Now, all of this begs the following questions.  If FDR would not accept paper notes as repayment for American loans to our English speaking brothers, if he demanded gold bullion, iron ore, oil, diamonds, timber, intellectual property, military bases, all at a time when Hitler threatened western civilization, then why would the communist regime in the People’s Republic of China accept anything less?  Why would China subsidize and finance a trillion dollar American war in Iraq and accept printed paper money, diluted in value by inflation, as its repayment?

In 1940-41, Great Britain used her wealth to buy product from the United States, the greatest manufacturer on earth.  And when she had no wealth, we loaned her the money to buy even more and indebt future generations.  Today, the United States has used its wealth to buy product from the People’s Republic of China, the greatest manufacturer on earth.  And now that we have no wealth, she is loaning us the money to buy more.

So what will China now demand in repayment?  Will she demand intellectual property?  Weapon research? Military bases? Natural resources? The British repaid us in 2006, when will we repay China?

America’s economic and political future depends on your view of history.  If you still believe that she emerged from the great depression through government deficit spending and stimulus programs, our future will be bright indeed.  For our spending today in relation to GDP is staggering and is not far off from our spending of 1941-45.  But if you believe that America worked or produced her way out of the Great Depression in exchange for “wealth.”  If you believe that the bulging gold reserves of Fort Knox made us the world’s richest nation, then we may soon find ourselves in the position of Great Britain and Europe at the end of World War Two.  They were then at the mercy of the generosity of the United States.  We will be at the mercy of the People’s Republic of China.


Published by Doug Wead

Doug Wead is a New York Times bestselling author whose latest book, Game of Thorns, is about the Trump-Clinton 2016 election. He served as an adviser to two American presidents and was a special assistant to the president in the George H.W. Bush White House.

17 thoughts on “How FDR got us out of the Great Depression: Lessons for today

  1. At least we won a war during Roosevelt’s time. Now we’re using our money to pay for “shovel ready” road projects that employ illegal aliens.

  2. Well I believe that we never get wealthy by studying poverty and we will get out of this dilemma by being creative and looking for better ways to serve! If we spend all our time criticizing then we can not be creating…soooooo

  3. I really appreciate that a historian has addressed what so many of us have suspected was the failure of FDR’s programs. The fear I have is that today we have no industry to re-establish our economic wellbeing, as it seems to have all been outsourced. That, coupled with the massive debt, appears to be a prescription for self-destruction unless something is done very soon to re-establish our industrial base. Without it we are also vulnerable to foreign militaries. Thanks for the great article. I look forward to future presentations.

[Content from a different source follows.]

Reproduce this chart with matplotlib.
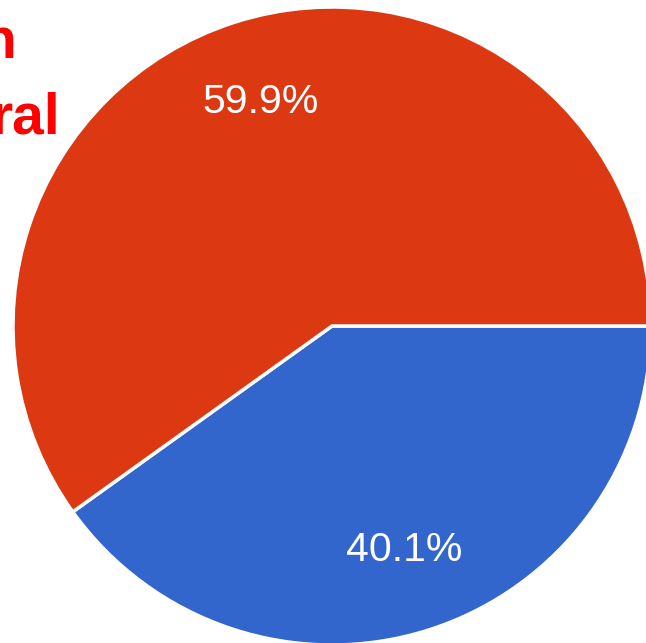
import matplotlib.pyplot as plt

# slice data (clockwise from 3 o'clock)
labels = ['Blue', 'Red']
values = [40.1, 59.9]
colors = ['#3366CC', '#DC3912']

# cut-off title fragments at top left
title_parts = ['n', 'ral']

W, H = 646, 643
fig = plt.figure(figsize=(W / 100, H / 100), dpi=100)
ax = fig.add_axes([0, 0, 1, 1])
ax.set_xlim(0, W)
ax.set_ylim(0, H)
ax.set_aspect('equal')
ax.axis('off')

wedges, texts, autotexts = ax.pie(
    values, colors=colors, startangle=0, counterclock=False,
    center=(332, H - 326), radius=319,
    autopct='%.1f%%', pctdistance=0.736,
    wedgeprops=dict(edgecolor='white', linewidth=2.5),
    textprops=dict(color='white', fontsize=29.5, family='Liberation Sans'),
)
ax.set_xlim(0, W)
ax.set_ylim(0, H)

ax.text(16, H - 58, title_parts[0], color='#FF0000', fontsize=41, fontweight='bold',
        family='Liberation Sans', ha='right', va='baseline')
ax.text(60, H - 133, title_parts[1], color='#FF0000', fontsize=41, fontweight='bold',
        family='Liberation Sans', ha='right', va='baseline')

fig.savefig('out.png', dpi=100)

  4. As a Canadian I was aware of some of the transactions you touched on, and learned a few more, as I trust your information.The ending of the gold standard for many countries has left many of us vulnerable economically. We are blessed with an abundance of natural resources which I fear are being exploited to our own detriment. We also need to increase our own production and manufacturing of marketable items, while keeping control and ownership. I feel that we will need each others strengths and bonds of friendship and co-operation, in order to break out of this world crisis. We are all passengers on the ship of commerce and must man the pumps or sink. Thank you Captain Wead for bringing some clarification to us of the situation.

  5. Doug you are indeed a brilliant man. I ask that you please share any cited books or documents on this.

    Also I think there is a missing factor few chime in on when discussing our economic situation.

    And that the very thing we are all reading with now. The world wide web. I don’t believe that either manufacturing nor heavy government spending will help us out of this crisis.

    The answer is in virtual real estate property and sales. Which as of now are untraceable. Perhaps our GDP lies within our ability to deliver virtual value. Whether it be to China or around the world.

  6. Doug,
    You are getting very, very close the the core of our dilemma.I know there is an answer out there .
    I am grateful for your time in the research you have shared here.
    I hope that greater minds than mine will share the solution.

  7. Doug,

    It is always fun to hear your point of view!

    Good hard work with a positive focus is what the world needs!

  8. I find it fearful to follow the logic of Britain’s giving away the store in order to save the country and America’s attempts to buy it’s way out of debt to China by giving away its store now. It is too scary of a senario.

    China’s governmental reputation has never been one of benevolence. America gave Great Britain, in order to save face, honorable loans to purchase goods and save the country. My doubt is emmence that China would be as kind.

    America’s government has turned it’s frugal eye away from a balanced budget, prudent reserve and fairness to its citizens. Placing, instead, its focus on the preposition of serving itself at all costs.

    Hard thinking blog, Doug, thanks for writing it.


  9. I’m curious as to what ur opinions on Obama taking after FDR in making America into a socialistic country to be.

    1. I’m not happy. I am a free marketplace guy. At the same time, Dr. Paul has shown how many insiders rig the market. Often times “free markets” aren’t ver free. What are your thoughts?

  10. History is often lies and opinion, actual “facts” are always being revisited and revised and ignored, Put 20 historians in a room and lock the door and you’ll soon have a fistfight.

    The only group less likely to agree on facts are economists, as the old saying goes “Economics is the only field in which two people can receive a Nobel Prize for saying exactly the opposite thing.”.

    The UCLA study you mention sites the NIRA (National Industrial Recovery Act) passed in 1933 as the culprit for prolonging the depression with it’s “anti-competition and pro labor policies” and specifically the provision “which exempted industries from antitrust prosecution if they agreed to enter into collective bargaining agreements that significantly raised wages”. According to the authors of this study “The economy was poised for a beautiful recovery, but that recovery was stalled by these misguided policies.” No where in this study do the authors claim that government stimulus prolonged the great depression.